Strategically located around 30km north of Durban, it encompasses a massive 16 hectares of greenhouses, which makes it the largest facility in South Africa which follows climate controlled agricultural practices. Its prime focus is the production of vegetables of cut flowers which have a short shelf life. It targets both the domestic market as well as the export sector.
The facility has an integrated packing and distribution center as well. It also supports a nursery and a sophisticated lab for plant tissue culture. Solar powered, the facility has adopted techniques used green architecture such as rainwater harvesting and on-site waste management. It also promotes the growth and harvest of indigenous plants.

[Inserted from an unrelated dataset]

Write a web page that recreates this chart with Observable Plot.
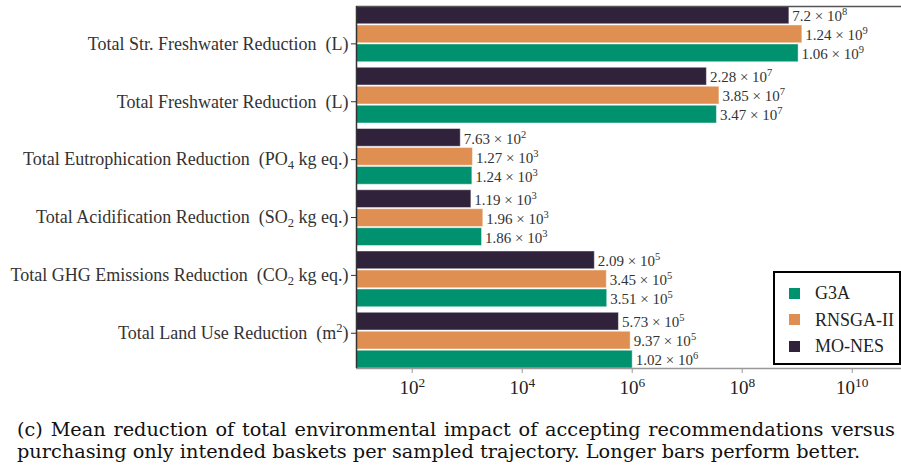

“This high-tech facility with all the necessary facilities – including transportation and freight – has allowed us to concentrate on producing cucumbers at much lower costs than in other locations where we had previously tried. I could never have been able put up such a facility and produce at the current scale were it not for this innovative AgriZone,” said Derrick Baird, who owns Qutom Farms.

A success story
This partnership between a company in the private sector with that of a provincial government which has produced this success story has been hailed as an example which offers many a clue as to the potential of smart agriculture that can be achieved in South Africa.
“There is plenty we can learn from this facility and perhaps one of the more important ones is on forming partnerships and alliances. We need to build on what is working by adopting and adapting technologies to the local situation, and then scaling them upwards and outwards to achieve even better results,” said Tobias Takavarasha, FAO’s representative in South Africa.